Responses to Shirley Williams: from ideology to megalomania

Experience shows that for-profit hospitals try to avoid the responsibility for comprehensive healthcare
Sir, Shirley Williams (Opinion, Feb 28) gives a perceptive analysis of the catastrophic effect that awaits health care if Andrew Lansley’s proposals become law. Those who wish to use market forces in the health service must realise that the regulation needed to ensure co-operation in a multi-unit competitive health service run for profit will be both very difficult and very expensive.
Experience shows that for-profit hospitals try to avoid the responsibility for comprehensive healthcare. Existing private hospitals in the UK regularly transfer patients requiring intensive care to NHS hospitals. Some private hospitals in the US have declined to provide services such as obstetrics, have tried to avoid accepting patients with complex problems and have exploited loopholes in necessarily complex regulations to maximise profits.
GP fundholding would be a very expensive and probably misguided experiment with destabilisation effects, and with costs that in the short term have to be taken out of patient care. Allowing commercial organisations to take over any of the hundreds of NHS hospitals or GP groups will be a privatisation that will dwarf that of the railways in scale and in regulatory problems.
The taxpayer will pay for the huge administrative costs and the company profits, as well as for the healthcare, while the general practice consortia and the hospitals will be primarily motivated by a requirement to concentrate on patients with illnesses where they can make the biggest profit.
For the Conservatives and the Liberal Democrats to form a coalition when the country’s finances were critical is understandable; for the MPs and peers of both parties to support a measure based on unproven theory that was not in either manifesto, and would introduce expensive and irreversible changes to the detriment of patient care, would be unforgiveable.
Professor Sir Dillwyn Williams
Cambridge
Sir, The handing over of control of local medical practices to GPs, who are not democratically accountable and have neither the time, inclination or the accounting experience to manage their practices properly without costly administrative help, is a crude step towards privatisation that will further distance NHS patients from the personal attention from their doctors that they have a right to expect.
I do not understand how David Cameron and Nick Clegg have allowed the Government they run to be hijacked by Mr Lansley in this way. His reforms are ideologically motivated and organisationally flawed. They should be opposed by all parties. The country has higher priorities at present.
Adrian Slade
London SW14

Sir, My colleague Shirley Williams echoes criticisms I made of the Government’s Health Bill during its recent second reading. For Ministers to believe that they can push through the biggest reorganisation at the same time as seeking the greatest efficiency gain in any health system in the world shows that they have allowed their ambitiousness to become megalomania.
The Government is leading our NHS into an avoidable high-speed train crash. Although the easy pickings from the wreckage will be gleefully picked up by the private sector, most informed observers are warning that the core of the NHS may be fatally wounded.
Andrew George, MP
Liberal Democrat member of the Health Select Committee

3 responses to “Responses to Shirley Williams: from ideology to megalomania

  1. Alisdair Cameron

    Glad to see some are growing back their spines, but I do fear that it may be too late. In a style reminiscent of a putsch, most of the ‘reforms’ are well under way long before hitting Parliament. Those of working in health (and social care for that matter) have been astounded at the rapidity of the ideological dismantling of the system, rushed through by a horribly politicised cliquey and imperiously remote Dept of Health. Let’s charge ahead while ‘consultations’ are still allegedly ongoing (any who attended one of the road-shows last autumn can recount how bogus an exercise that was), let’s peddle demonstrably false statistics, let’s promulgate falsehoods and let’s use blitzkrieg tactics to stun people into acceptance. It’s the speed, which I suspect is to make as many irreversible changes as possible in as short a time-frame as possible that is so worrying, because it makes opposing the changes more difficult (oh, and bugger democracy and accountability seems to be their mindset. By the time the mainstream media began to pick up on this, a lot of the damage had been done.
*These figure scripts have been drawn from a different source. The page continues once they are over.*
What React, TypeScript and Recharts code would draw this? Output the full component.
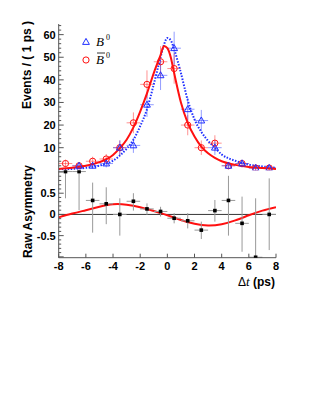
import React from 'react';
import { ComposedChart, Line, Scatter, ErrorBar, XAxis, YAxis, ReferenceLine } from 'recharts';

const FONT = '"Liberation Sans", Arial, Helvetica, sans-serif';

// bin centres, dt in ps
const bins = [-7.5, -6.5, -5.5, -4.5, -3.5, -2.5, -1.5, -0.5, 0.5, 1.5, 2.5, 3.5, 4.5, 5.5, 6.5, 7.5];

// B0 (blue triangles)
const b0Counts = [null, 2, 2, 3, 10, 11, 29, 42, 54, 27, 22, 10, 2, 3, 1, 1];
const b0Err = [null, 1.4, 1.4, 1.7, 3.2, 3.3, 5.4, 6.5, 7.3, 5.2, 4.7, 3.2, 1.4, 1.7, 1, 1];
// B0bar (red circles)
const b0barCounts = [3, 2, 4, 5, 10, 21, 38, 48, 45, 20, 10, 12, 2, 3, 1, 1];
const b0barErr = [1.7, 1.4, 2, 2.2, 3.2, 4.6, 6.2, 6.9, 6.7, 4.5, 3.2, 3.5, 1.4, 1.7, 1, 1];

// fit curves
const b0FitT = [-8, -7, -6, -5, -4, -3.5, -3, -2.5, -2, -1.5, -1, -0.5, -0.25, 0, 0.25, 0.5, 1, 1.5, 2, 2.5, 3, 3.5, 4, 4.5, 5, 5.5, 6, 7, 8];
const b0FitV = [0.3, 0.6, 1.1, 2.1, 4.3, 6.5, 9.5, 13.5, 19.5, 27, 38, 50, 55.5, 58.5, 57.5, 53.5, 43, 31, 22.5, 17, 13, 10, 7, 5.3, 4.2, 3.2, 2.5, 1.7, 1.1];
const b0barFitT = [-8, -7, -6, -5, -4, -3.5, -3, -2.5, -2, -1.5, -1, -0.5, -0.25, 0, 0.25, 0.5, 1, 1.5, 2, 2.5, 3, 3.5, 4, 5, 6, 7, 8];
const b0barFitV = [0.6, 1.1, 2.0, 3.6, 6.8, 9.8, 13.5, 19, 26, 34, 43, 51, 55, 54, 50, 43, 30, 21, 15, 10.5, 7.5, 5.5, 4, 2.4, 1.5, 1.0, 0.6];

// raw asymmetry
const asym = [1.01, 1.01, 0.33, 0.25, 0.0, 0.31, 0.13, 0.07, -0.09, -0.15, -0.37, 0.09, 0.33, -0.21, -1.01, 0.0];
const asymErrLo = [0.63, 0.91, 0.76, 0.48, 0.5, 0.22, 0.14, 0.12, 0.12, 0.18, 0.21, 0.26, 0.83, 0.67, 0.01, 0.84];
const asymErrHi = [0.03, 0.03, 0.42, 0.39, 0.38, 0.19, 0.13, 0.11, 0.12, 0.18, 0.2, 0.25, 0.58, 0.63, 1.39, 0.85];
const asymFitT = [-8, -7, -6, -5, -4, -3, -2, -1, 0, 1, 2, 3, 4, 5, 6, 7, 8];
const asymFitV = [-0.07, 0.02, 0.1, 0.18, 0.24, 0.23, 0.17, 0.08, -0.02, -0.13, -0.22, -0.26, -0.23, -0.14, -0.02, 0.09, 0.17];

// ticks
const xTicks = [-8, -6, -4, -2, 0, 2, 4, 6, 8];
const evTicks = [2, 4, 6, 8, 10, 12, 14, 16, 18, 20, 22, 24, 26, 28, 30, 32, 34, 36, 38, 40, 42, 44, 46, 48, 50, 52, 54, 56, 58, 60, 62, 64];
const evMajor = [10, 20, 30, 40, 50, 60];
const asTicks = [-1, -0.9, -0.8, -0.7, -0.6, -0.5, -0.4, -0.3, -0.2, -0.1, 0, 0.1, 0.2, 0.3, 0.4, 0.5, 0.6, 0.7, 0.8, 0.9, 1];
const asMajor = [-1, -0.5, 0, 0.5, 1];
const asLabels = [-0.5, 0, 0.5];

const b0Pts = bins.map((t, i) => ({ t, v: b0Counts[i], ex: 0.5, ey: b0Err[i] })).filter(p => p.v !== null);
const b0barPts = bins.map((t, i) => ({ t, v: b0barCounts[i], ex: 0.5, ey: b0barErr[i] }));
const asymPts = bins.map((t, i) => ({ t, v: asym[i], ex: 0.5, ey: [asymErrLo[i], asymErrHi[i]] }));
const b0Fit = b0FitT.map((t, i) => ({ t, v: b0FitV[i] }));
const b0barFit = b0barFitT.map((t, i) => ({ t, v: b0barFitV[i] }));
const asymFit = asymFitT.map((t, i) => ({ t, v: asymFitV[i] }));

const FRAME = '#555';
const BLUE = '#2030ff';
const RED = '#ff1010';
const SERIF = '"Liberation Serif", "Times New Roman", serif';

const labelStyle = { fontFamily: FONT, fontWeight: 700, fontSize: 11, fill: '#000' };

const leftTick = (majors: number[], labels: number[]) => (p: any) => {
  const v = p.payload.value;
  const len = majors.includes(v) ? 5 : 2.5;
  return (
    <g>
      <line x1={p.x} y1={p.y} x2={p.x + len} y2={p.y} stroke={FRAME} />
      {labels.includes(v) && (
        <text x={p.x - 3} y={p.y + 4} textAnchor="end" style={labelStyle}>{String(v)}</text>
      )}
    </g>
  );
};

const rightTick = (majors: number[]) => (p: any) => {
  const len = majors.includes(p.payload.value) ? 5 : 2.5;
  return <line x1={p.x} y1={p.y} x2={p.x - len} y2={p.y} stroke={FRAME} />;
};

const downTick = (p: any) => <line x1={p.x} y1={p.y} x2={p.x} y2={p.y + 4} stroke={FRAME} />;
const upTick = (p: any) => <line x1={p.x} y1={p.y} x2={p.x} y2={p.y - 4} stroke={FRAME} />;
const bottomTick = (p: any) => (
  <g>
    <line x1={p.x} y1={p.y} x2={p.x} y2={p.y - 4} stroke={FRAME} />
    <text x={p.x} y={p.y + 12.5} textAnchor="middle" style={labelStyle}>{String(p.payload.value)}</text>
  </g>
);

const triShape = (p: any) => (
  <polygon
    points={`${p.cx},${p.cy - 3.6} ${p.cx - 3.4},${p.cy + 2.4} ${p.cx + 3.4},${p.cy + 2.4}`}
    fill="none" stroke={BLUE} strokeWidth={1}
  />
);
const circShape = (p: any) => <circle cx={p.cx} cy={p.cy} r={3.1} fill="none" stroke={RED} strokeWidth={1} />;
const sqShape = (p: any) => <rect x={p.cx - 1.8} y={p.cy - 1.8} width={3.6} height={3.6} fill="#000" />;

const yTitle = (text: string, x: number, y: number) => () => (
  <text transform={`translate(${x}, ${y}) rotate(-90)`} textAnchor="end"
    style={{ fontFamily: FONT, fontWeight: 700, fontSize: 12, fill: '#000' }}>{text}</text>
);

const TopPanel = () => (
  <ComposedChart width={312} height={403} margin={{ top: 24, right: 36, bottom: 232.7, left: 0 }}>
    <XAxis type="number" dataKey="t" domain={[-8, 8]} allowDataOverflow ticks={xTicks} interval={0}
      height={0} tickSize={0} tickMargin={0} tickLine={false} tick={upTick}
      axisLine={{ stroke: '#000', strokeWidth: 1.5 }} />
    <XAxis xAxisId="top" orientation="top" type="number" dataKey="t" domain={[-8, 8]} allowDataOverflow
      ticks={xTicks} interval={0} height={0} tickSize={0} tickMargin={0} tickLine={false} tick={downTick}
      axisLine={{ stroke: FRAME }} />
    <YAxis type="number" domain={[0, 64.7]} allowDataOverflow ticks={evTicks} interval={0} width={58.7}
      tickSize={0} tickMargin={0} tickLine={false} tick={leftTick(evMajor, evMajor)}
      axisLine={{ stroke: FRAME }} label={{ content: yTitle('Events / ( 1 ps )', 31, 21) }} />
    <YAxis yAxisId="r" orientation="right" type="number" domain={[0, 64.7]} allowDataOverflow ticks={evTicks}
      interval={0} width={0} tickSize={0} tickMargin={0} tickLine={false} tick={rightTick(evMajor)}
      axisLine={{ stroke: FRAME }} />
    <Scatter data={b0barPts} dataKey="v" shape={circShape} isAnimationActive={false}>
      <ErrorBar dataKey="ex" direction="x" width={0} stroke="rgba(255,40,40,0.5)" strokeWidth={1} />
      <ErrorBar dataKey="ey" direction="y" width={0} stroke="rgba(255,40,40,0.5)" strokeWidth={1} />
    </Scatter>
    <Scatter data={b0Pts} dataKey="v" shape={triShape} isAnimationActive={false}>
      <ErrorBar dataKey="ex" direction="x" width={0} stroke="rgba(40,60,255,0.5)" strokeWidth={1} />
      <ErrorBar dataKey="ey" direction="y" width={0} stroke="rgba(40,60,255,0.5)" strokeWidth={1} />
    </Scatter>
    <Line data={b0Fit} dataKey="v" type="monotone" stroke={BLUE} strokeWidth={2} strokeDasharray="1.5 1.5"
      dot={false} activeDot={false} isAnimationActive={false} />
    <Line data={b0barFit} dataKey="v" type="monotone" stroke={RED} strokeWidth={2}
      dot={false} activeDot={false} isAnimationActive={false} />
  </ComposedChart>
);

const BottomPanel = () => (
  <ComposedChart width={312} height={403} margin={{ top: 170.3, right: 36, bottom: 115.3, left: 0 }}>
    <XAxis type="number" dataKey="t" domain={[-8, 8]} allowDataOverflow ticks={xTicks} interval={0}
      height={30} tickSize={0} tickMargin={0} tickLine={false} tick={bottomTick}
      axisLine={{ stroke: FRAME }}
      label={{
        content: () => (
          <text x={275} y={286} textAnchor="end" style={{ fontFamily: FONT, fontWeight: 700, fontSize: 12, fill: '#000' }}>
            <tspan style={{ fontWeight: 400 }}>Δ</tspan>
            <tspan style={{ fontFamily: SERIF, fontStyle: 'italic', fontWeight: 400, fontSize: 13 }}>t</tspan>
            <tspan> (ps)</tspan>
          </text>
        ),
      }} />
    <XAxis xAxisId="top" orientation="top" type="number" dataKey="t" domain={[-8, 8]} allowDataOverflow
      ticks={xTicks} interval={0} height={0} tickSize={0} tickMargin={0} tickLine={false} tick={downTick}
      axisLine={false} />
    <YAxis type="number" domain={[-1.02, 1.04]} allowDataOverflow ticks={asTicks} interval={0} width={58.7}
      tickSize={0} tickMargin={0} tickLine={false} tick={leftTick(asMajor, asLabels)}
      axisLine={{ stroke: FRAME }} label={{ content: yTitle('Raw Asymmetry', 32, 165) }} />
    <YAxis yAxisId="r" orientation="right" type="number" domain={[-1.02, 1.04]} allowDataOverflow ticks={asTicks}
      interval={0} width={0} tickSize={0} tickMargin={0} tickLine={false} tick={rightTick(asMajor)}
      axisLine={{ stroke: FRAME }} />
    <ReferenceLine y={0} stroke="#000" strokeWidth={0.8} />
    <Line data={asymFit} dataKey="v" type="natural" stroke={RED} strokeWidth={2}
      dot={false} activeDot={false} isAnimationActive={false} />
    <Scatter data={asymPts} dataKey="v" shape={sqShape} isAnimationActive={false}>
      <ErrorBar dataKey="ex" direction="x" width={0} stroke="#999" strokeWidth={1} />
      <ErrorBar dataKey="ey" direction="y" width={0} stroke="#999" strokeWidth={1} />
    </Scatter>
  </ComposedChart>
);

const LegendBox = () => (
  <svg width={60} height={40} style={{ position: 'absolute', left: 78, top: 32 }}>
    <polygon points="8,6.4 4.6,12.4 11.4,12.4" fill="none" stroke={BLUE} strokeWidth={1} />
    <text x={18} y={14} style={{ fontFamily: SERIF, fontStyle: 'italic', fontSize: 13 }}>B</text>
    <text x={28} y={8} style={{ fontFamily: SERIF, fontSize: 8 }}>0</text>
    <circle cx={8} cy={28} r={3.1} fill="none" stroke={RED} strokeWidth={1} />
    <line x1={19} y1={21} x2={27} y2={21} stroke="#000" strokeWidth={0.8} />
    <text x={18} y={32} style={{ fontFamily: SERIF, fontStyle: 'italic', fontSize: 13 }}>B</text>
    <text x={28} y={26} style={{ fontFamily: SERIF, fontSize: 8 }}>0</text>
  </svg>
);

export default function App() {
  return (
    <div style={{ position: 'absolute', left: 0, top: 0, width: 312, height: 403, background: '#fff' }}>
      <div style={{ position: 'absolute', left: 0, top: 0 }}><TopPanel /></div>
      <div style={{ position: 'absolute', left: 0, top: 0 }}><BottomPanel /></div>
      <LegendBox />
    </div>
  );
}
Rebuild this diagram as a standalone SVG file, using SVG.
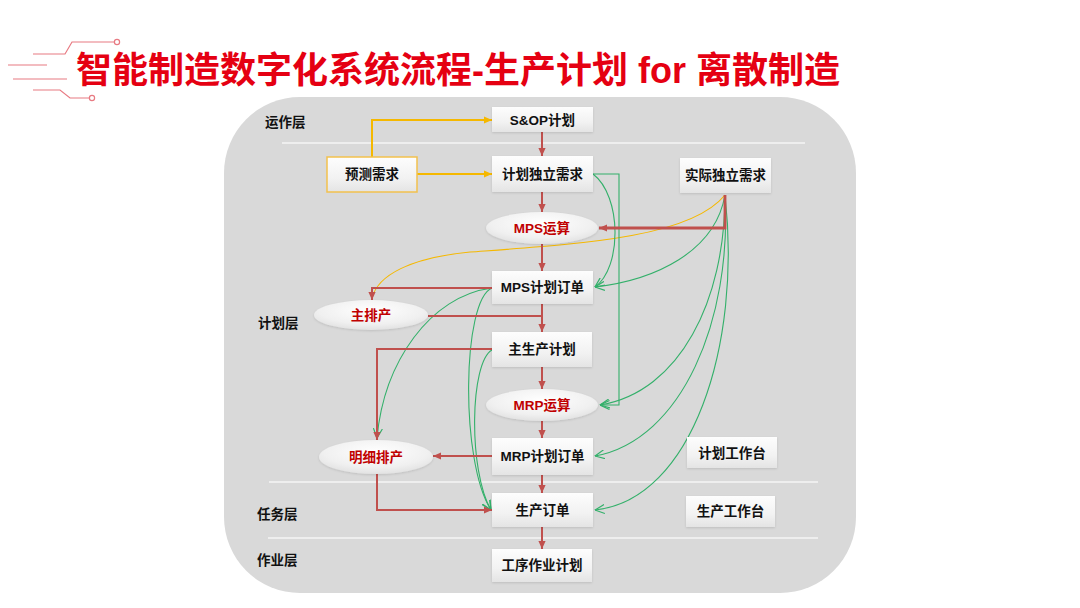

  2. Man just came in – said he had appt for Orthopod at DGH via choose and book – someone rang him next day to tell him could be seen quicker at local private facility – private facility cancelled his appt 2 days before appt – he rang them – they said underlying heart problem – he had to go back on to waiting list for local DGH – next appt with GP, GP said he would never send anyone to that particular hospital – (UK-SH)

  3. “Existing private hospitals in the UK regularly transfer patients requiring intensive care to NHS hospitals.”

    This is one of the secret shames of private medicine in the UK. I’ve lost count of the number of patients I’ve seen transferred after private surgery to the NHS, not just to ICU but also just for management of complications, often under the same consultant they had their private operation with, only this time at the tax payer’s expense. There is no way that private healthcare should be able to transfer these costs onto the NHS the way they do, yet nothing is done about it.

    In the same way, private health providers are just going to pick the lucrative easy work and the rest of the NHS will go to pot. And the morons in government will be surprised one day when they go to A+E after an RTA and find a service run into the ground.